| Requirements |
Every line from the one containing "Recreate this image" through the end of the listing below must be given again exactly, and nothing else; exclude pictures.

-------- Records provided --------

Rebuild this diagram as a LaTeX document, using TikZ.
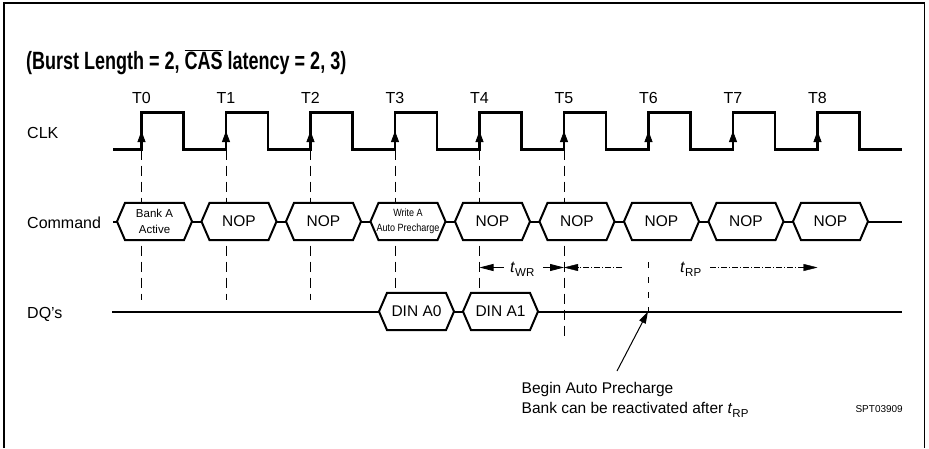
\documentclass[tikz,border=0pt]{standalone}
\usepackage{fontspec}
\setmainfont{Liberation Sans}
\newfontfamily\titlefont[FakeStretch=0.72]{Liberation Sans}
\newfontfamily\narrowfont[FakeStretch=0.86]{Liberation Sans}
\usetikzlibrary{arrows.meta}
\tikzset{
  sig/.style={line width=2.2pt, line join=miter},
  busline/.style={line width=2pt, line join=miter},
  guide/.style={line width=0.6pt, dash pattern=on 10pt off 6pt},
  dotguide/.style={line width=0.5pt, dash pattern=on 6pt off 9pt},
  edgearrow/.style={-{Triangle[length=11pt,width=8pt]}, line width=0.8pt},
  dim/.style={-{Triangle[length=14pt,width=7pt]}, line width=0.8pt},
  dimdash/.style={-{Triangle[length=14pt,width=7pt]}, line width=0.4pt, dash pattern=on 6pt off 2pt on 1pt off 2pt},
  lbl/.style={font=\fontsize{16}{19}\selectfont, inner sep=0pt, anchor=base west},
  ticklbl/.style={font=\fontsize{16}{19}\selectfont, inner sep=0pt, anchor=base},
  hextxt/.style={font=\fontsize{15.5}{18}\selectfont, inner sep=0pt, align=center},
  hexsmall/.style={font=\fontsize{11.5}{15.5}\selectfont, inner sep=0pt, align=center},
  hextiny/.style={font=\narrowfont\fontsize{10.5}{15.5}\selectfont, inner sep=0pt, align=center},
  notetxt/.style={font=\fontsize{15.5}{20}\selectfont, inner sep=0pt, anchor=base west},
  pics/busbox/.style 2 args={code={
    \draw[busline, fill=white] (-37.5,0) -- (-29.5,18.6) -- (29.5,18.6) -- (37.5,0)
      -- (29.5,-18.6) -- (-29.5,-18.6) -- cycle;
    \node[#1] (-t) at (0,0) {#2};
  }}
}
\newcommand\subtxt[1]{\raisebox{-4.5pt}{\fontsize{11.5}{12}\selectfont #1}}
\begin{document}
\begin{tikzpicture}[x=1pt,y=-1pt]
\useasboundingbox (0,0) rectangle (929,448);
% frame
\draw[line width=1.4pt] (4,448) -- (4,3) -- (924.5,3) -- (924.5,448);

% title
\node[inner sep=0pt, anchor=base west, font=\titlefont\bfseries\fontsize{25}{28}\selectfont] (title) at (26,69)
  {(Burst Length = 2, $\overline{\hbox{CAS}}$ latency = 2, 3)};

% signal labels
\node[lbl] (clklbl) at (27,138.3) {CLK};
\node[lbl] (cmdlbl) at (27,228.3) {Command};
\node[lbl] (dqlbl) at (27,318) {DQ’s};

% clock waveform
\draw[sig] (113,149.5)
  \foreach \k in {0,...,8}{
    -- ({141.5+84.5*\k},149.5) -- ({141.5+84.5*\k},112.5)
    -- ({183.5+84.5*\k},112.5) -- ({183.5+84.5*\k},149.5)
  } -- (902,149.5);

\foreach \k in {0,...,8}{
  \coordinate (e\k) at ({141.5+84.5*\k},149.5);
  \node[ticklbl] (T\k) at ({141.5+84.5*\k},103.3) {T\k};
  \draw[edgearrow] (e\k) -- ++(0,-18.5);
}

% dashed guides
\foreach \k/\yend in {0/300,1/300,2/300,3/300,4/300,5/336}{
  \draw[guide] (e\k) -- ++(0,{\yend-149.5});
}

% bus lines
\coordinate (cmdL) at (113,221.5);
\coordinate (cmdR) at (902,221.5);
\draw[busline] (cmdL) -- (cmdR);
\coordinate (dqL) at (112,311.5);
\coordinate (dqR) at (902,311.5);
\draw[busline] (dqL) -- (dqR);

% command boxes
\pic (c0) at (154.5,221.5) {busbox={hexsmall}{Bank A\\Active}};
\pic (c1) at (239,221.5) {busbox={hextxt}{NOP}};
\pic (c2) at (323.5,221.5) {busbox={hextxt}{NOP}};
\pic (c3) at (408,221.5) {busbox={hextiny}{Write A\\Auto Precharge}};
\foreach \k in {4,...,8}{
  \pic (c\k) at ({154.5+84.5*\k},221.5) {busbox={hextxt}{NOP}};
}

% data boxes
\pic (d0) at (416.5,311.5) {busbox={hextxt}{DIN A0}};
\pic (d1) at (500.5,311.5) {busbox={hextxt}{DIN A1}};

% tWR
\coordinate (wrA) at (e4 |- 0,267.5);
\coordinate (wrB) at (e5 |- 0,267.5);
\coordinate (wrL) at (503.5,267.5);
\coordinate (wrR) at (543,267.5);
\node[notetxt, font=\fontsize{16}{19}\selectfont] (twr) at (510,272) {\textit{t}\subtxt{WR}};
\draw[dim] (wrL) -- (wrA);
\draw[dim] (wrR) -- (wrB);

% tRP
\coordinate (rpL) at (622,267.5);
\coordinate (rpR) at (710,267.5);
\coordinate (rpEnd) at (e8 |- 0,267.5);
\node[notetxt, font=\fontsize{16}{19}\selectfont] (trp) at (680,272) {\textit{t}\subtxt{RP}};
\draw[dimdash] (rpL) -- (wrB);
\draw[dimdash] (rpR) -- (rpEnd);

% auto precharge marker
\coordinate (rpT) at (648,262);
\coordinate (prechg) at (648,311.5);
\draw[dotguide] (rpT) -- (prechg);
\coordinate (noteA) at (617,371);
\draw[-{Triangle[length=12pt,width=7pt]}, line width=1pt] (noteA) -- (prechg);

\node[notetxt] (note1) at (521.5,393.3) {Begin Auto Precharge};
\node[notetxt] (note2) at (521.5,413.3) {Bank can be reactivated after \textit{t}\subtxt{RP}};

\node[inner sep=0pt, anchor=base east, font=\fontsize{10}{12}\selectfont] (code) at (903,412) {SPT03909};
\end{tikzpicture}
\end{document}
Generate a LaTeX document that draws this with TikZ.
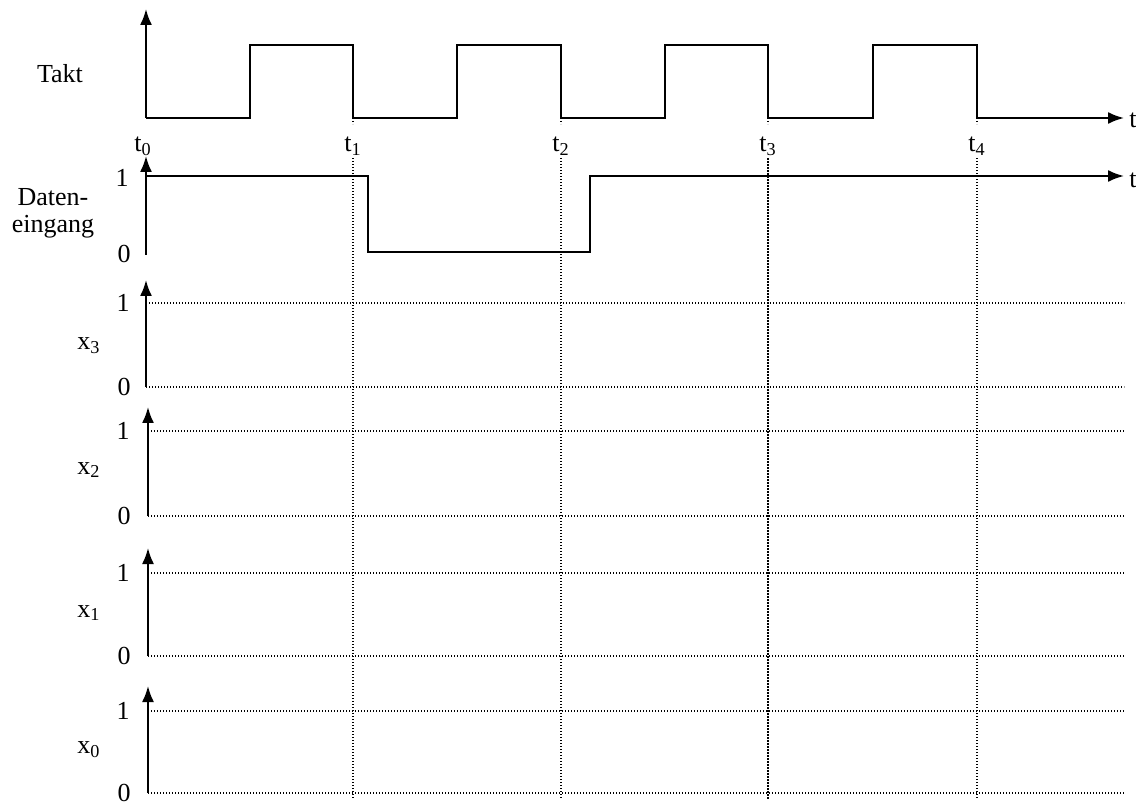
\documentclass[tikz,border=0pt]{standalone}
\usepackage{fontspec}
\setmainfont{Liberation Serif}
\usetikzlibrary{arrows.meta}
\tikzset{
  sig/.style={line width=1pt},
  dotline/.style={line width=0.6pt,dash pattern=on 0.6pt off 0.9pt},
  lab/.style={font=\fontsize{13}{13.5}\selectfont,inner sep=1pt},
}

\begin{document}
\begin{tikzpicture}[x=0.5pt,y=-0.5pt,>={Latex[length=8pt,width=6pt]}]
  \useasboundingbox (0,0) rectangle (1136,802);
  % Takt
  \node[lab] (takt) at (60,74) {Takt};
  \draw[sig,->] (146,118) -- (146,9);
  \draw[sig,->] (146,118) \foreach \a/\b in {250/353,457/561,665/768,873/977}{
      -- (\a,118) -- (\a,45) -- (\b,45) -- (\b,118)} -- (1124,118);
  \node[lab,anchor=west] (tTakt) at (1127,120) {t};
  \node[lab,anchor=base] (t0) at (143,152) {t\textsubscript{0}};
  \foreach \x/\i in {353/1,561/2,768/3,977/4} {
    \node[lab,anchor=base] (t\i) at (\x,152) {t\textsubscript{\i}};
    \draw[dotline] (\x,118) -- ++(0,6);
    \draw[dotline] (t\i.south) -- (\x,800);
  }
  % Dateneingang
  \node[lab,align=center] (daten) at (53,213) {Daten-\\eingang};
  \draw[sig,->] (146,255) -- (146,156);
  \draw[sig,->] (146,176) -- (368,176) -- (368,252) -- (590,252) -- (590,176) -- (1124,176);
  \node[lab,anchor=west] (tDaten) at (1127,180) {t};
  \node[lab] (dOne) at (122,178) {1};
  \node[lab] (dZero) at (124,254) {0};
  % Ausgaenge x3..x0
  \foreach \n/\ya/\yb/\yc/\ax/\ly in {3/280/303/387/146/346,2/407/431/516/148/470,
                                       1/548/573/656/148/613,0/686/711/793/148/750} {
    \draw[sig,->] (\ax,\yc) -- (\ax,\ya);
    \draw[dotline] (\ax,\yb) -- (1124,\yb);
    \draw[dotline] (\ax,\yc) -- (1124,\yc);
    \node[lab] (x\n) at (89,\ly) {x\textsubscript{\n}};
    \node[lab] (one\n) at (123,\yb) {1};
    \node[lab] (zero\n) at (124,\yc) {0};
  }
\end{tikzpicture}
\end{document}
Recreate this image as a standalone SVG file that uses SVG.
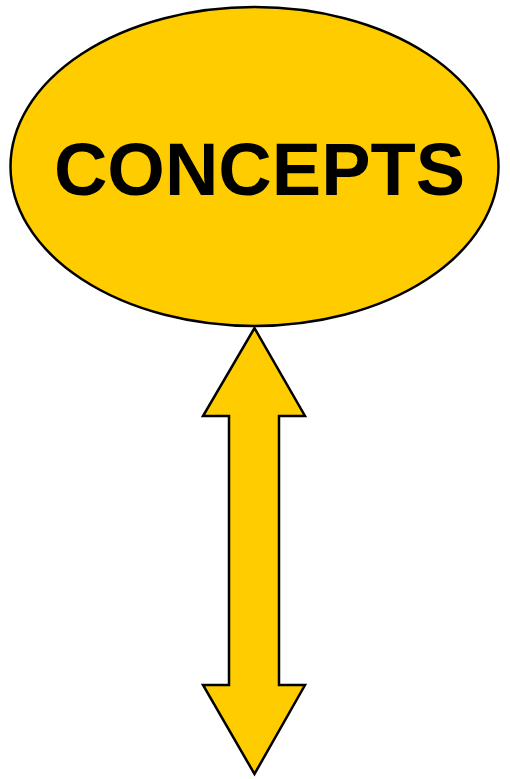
<svg xmlns="http://www.w3.org/2000/svg" width="510" height="779" viewBox="0 0 510 779">
<style>
.shape{fill:#FFCC00;stroke:#000;stroke-width:2.5;stroke-linejoin:miter}
.lbl{font-family:"Liberation Sans",Arial,sans-serif;font-weight:bold;font-size:74px;fill:#000}
</style>
<rect width="510" height="779" fill="#fff"/>
<g id="connectors">
<path class="shape" d="M254.5,328 L305,416 L279,416 L279,685 L305,685 L254.5,774 L203,685 L229,685 L229,416 L203,416 Z"/>
</g>
<g id="concepts">
<ellipse class="shape" cx="254.5" cy="166.5" rx="244" ry="159.5"/>
<text class="lbl" x="259.5" y="195" text-anchor="middle">CONCEPTS</text>
</g>
</svg>
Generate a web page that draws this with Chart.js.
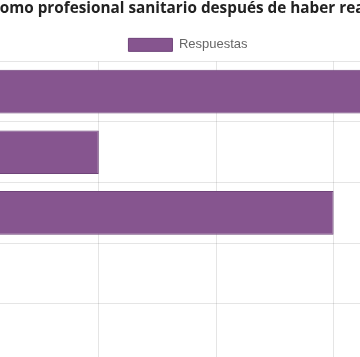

--------

| Problem solution |
Recreate this image as a standalone SVG file that uses SVG.
<svg xmlns="http://www.w3.org/2000/svg" width="510" height="779" viewBox="0 0 510 779">
<style>
.shape{fill:#FFCC00;stroke:#000;stroke-width:2.5;stroke-linejoin:miter}
.lbl{font-family:"Liberation Sans",Arial,sans-serif;font-weight:bold;font-size:74px;fill:#000}
</style>
<rect width="510" height="779" fill="#fff"/>
<g id="connectors">
<path class="shape" d="M254.5,328 L305,416 L279,416 L279,685 L305,685 L254.5,774 L203,685 L229,685 L229,416 L203,416 Z"/>
</g>
<g id="concepts">
<ellipse class="shape" cx="254.5" cy="166.5" rx="244" ry="159.5"/>
<text class="lbl" x="259.5" y="195" text-anchor="middle">CONCEPTS</text>
</g>
</svg>
Generate a web page that draws this with Chart.js.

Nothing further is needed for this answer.